The Federal Trade Commission and the State of Wisconsin recently entered into a $1.1 million settlement with Rhinelander Auto Center, resolving allegations that the auto dealer deceived consumers by charging consumers illegal “junk fees” and discriminated against American Indian consumers by charging them higher financing costs.  

In announcing the settlement, Samuel Levine, the Director of the FTC's Bureau of Consumer Protection, said, “Working closely with the State of Wisconsin, we are holding these dealerships accountable for discriminating against American Indian customers and sneaking junk fees onto consumers' bills.”   

The FTC and Wisconsin alleged that Rhinelander charged many customers for additional products and services without getting their authorization or or misleading them into believing that those add-ons were mandatory.  The FTC alleged that, “In multiple instances, Defendants have failed to provide customers with a copy of their contracts, have provided misleading explanations of add-on products and services, or have pressured them to buy add-ons, preventing customers from understanding what exactly they are purchasing.”  The FTC further alleged that, “Even when customers have had an opportunity to review all of the paperwork associated with the transaction, the unauthorized add-on charged have been difficult to identify and dispute because they have been buried in dense contracts, not clearly explained, packaged together, misleadingly labeled, or rolled into the financed price.” 

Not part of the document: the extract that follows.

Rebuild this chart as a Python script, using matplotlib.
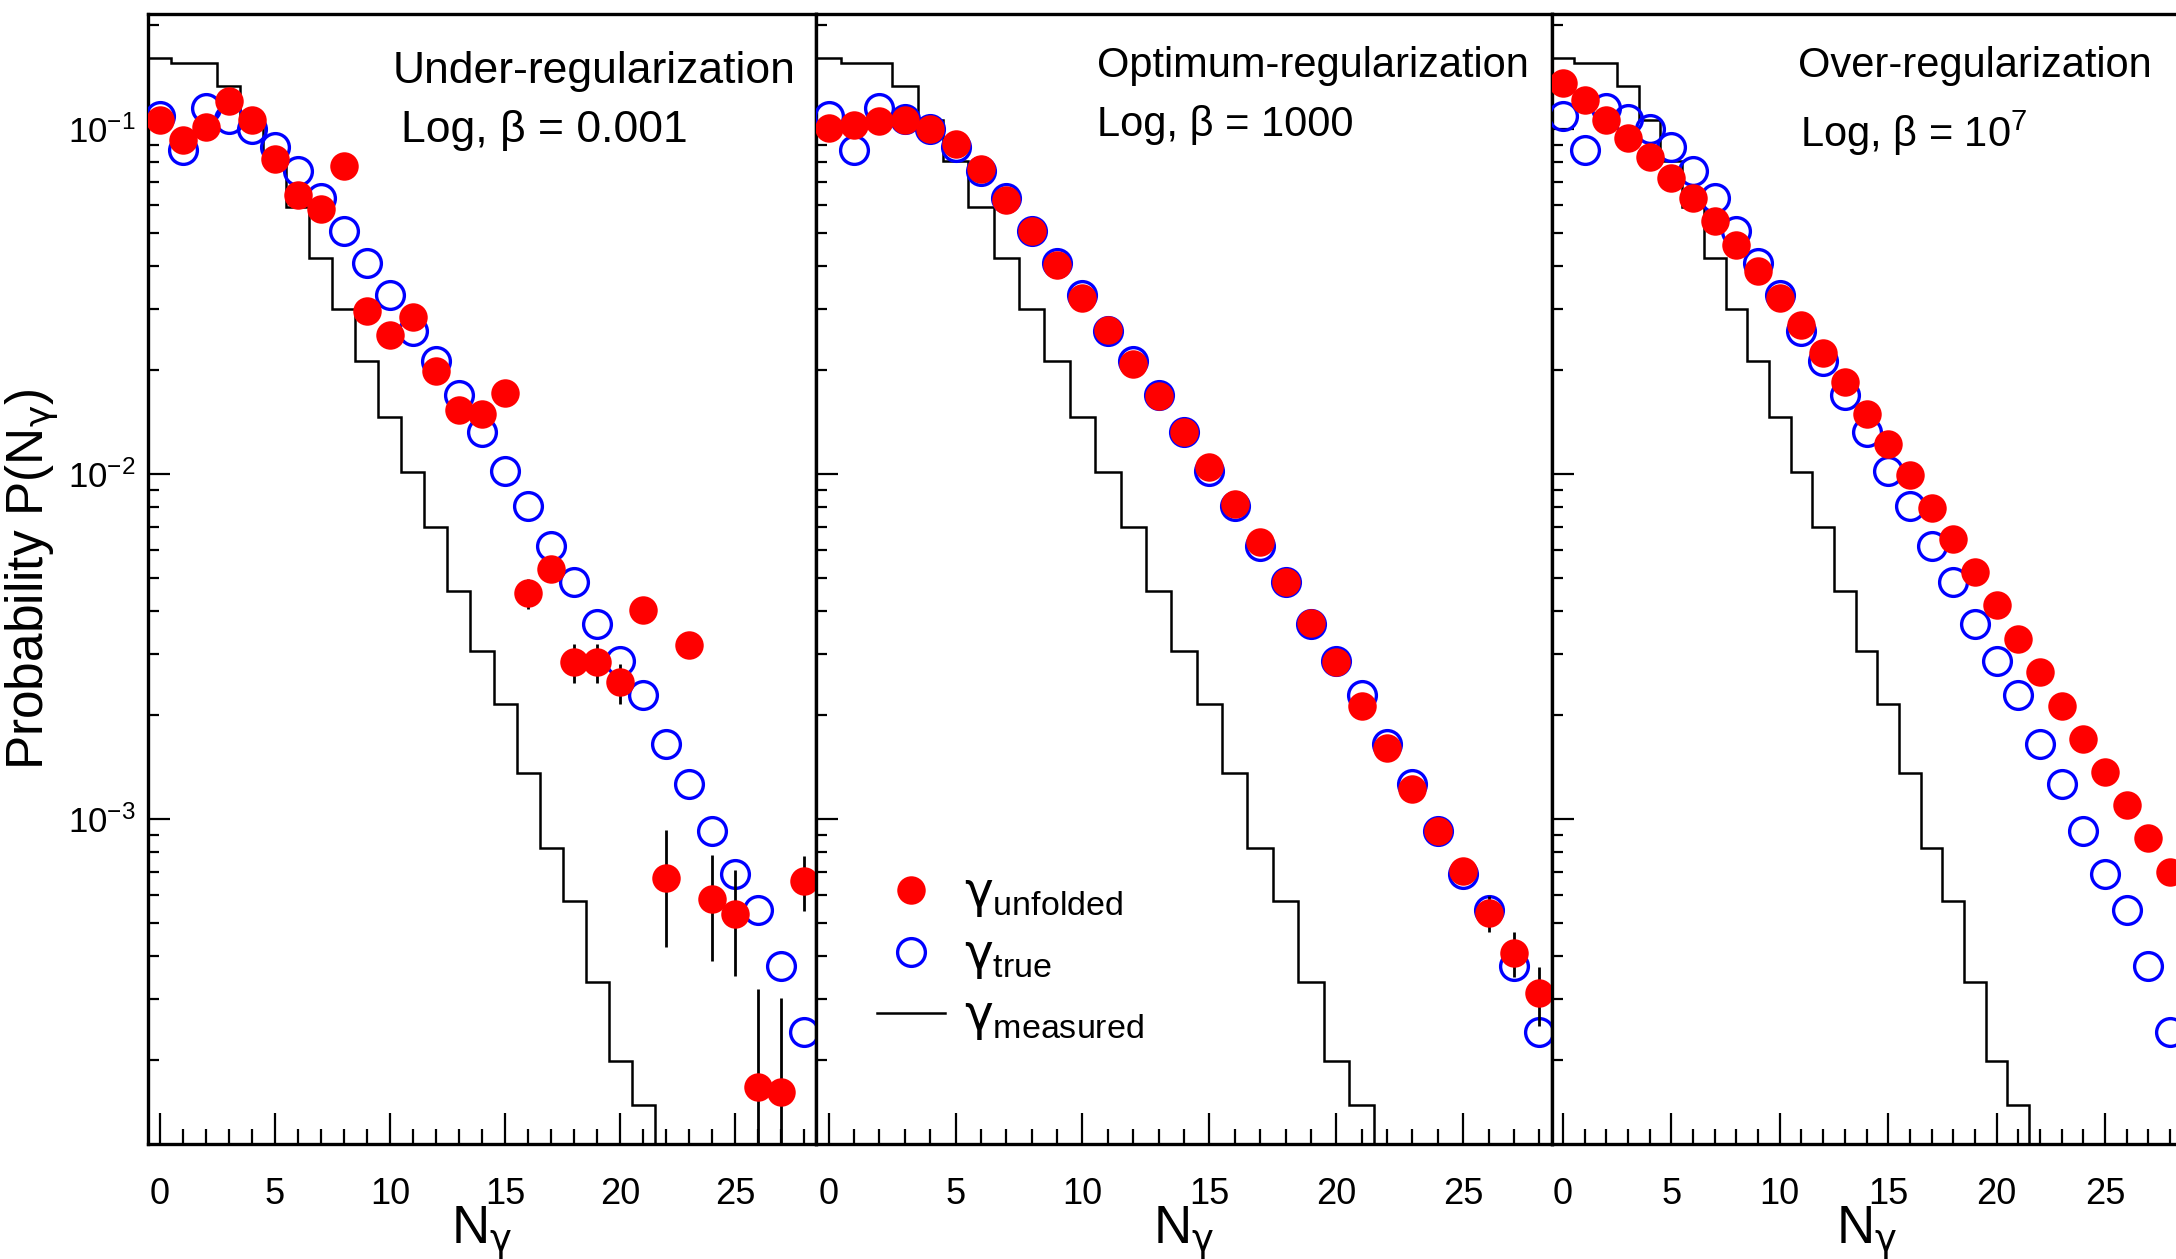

The regulators also charged Rhinelander with discriminating against American Indian customers by charging them higher interest rates on their financing transactions.  The FTC explained, “As a result, American Indian customers with financed auto purchases from Rhinelander Auto Dealerships have paid more add-on charges that similarly situated non-Latino White customers, as well as additional interest thereon.”  

As part of the settlement, Rhinelander agreed not to make make misrepresentations in the future about additional costs to engage in credit discrimination.  Rhinelander also agreed to obtain “Express, Informed Consent” before charging consumers, which is defined as, “an affirmative act communicating unambiguous assent to be charged, made after receiving, and in close proximity to, a Clear and Conspicuous disclosure, in writing and also orally for in-person transactions,” of the following:  (1) what the charge is for, (2) the amount of the charges, and (3) whether the charge is optional or whether the consumer must agree to the charge to proceed with the with the transaction. 

While this may seem like an extreme case, all advertisers should take seriously the concern that the FTC is expressing over junk fees.  A little over a year ago, President Biden said he was taking on the issue of junk fees, and the FTC (as well as other federal agencies) have followed through on that promise.  Just last month, the FTC proposed a rule prohibiting junk fees (and California has already passed a law prohibiting them).  As this case (and the case the FTC finalized last month) shows, the FTC isn't going to wait until it has a rule in place to bring enforcement actions when it believes that marketers are engaging in improper pricing practices.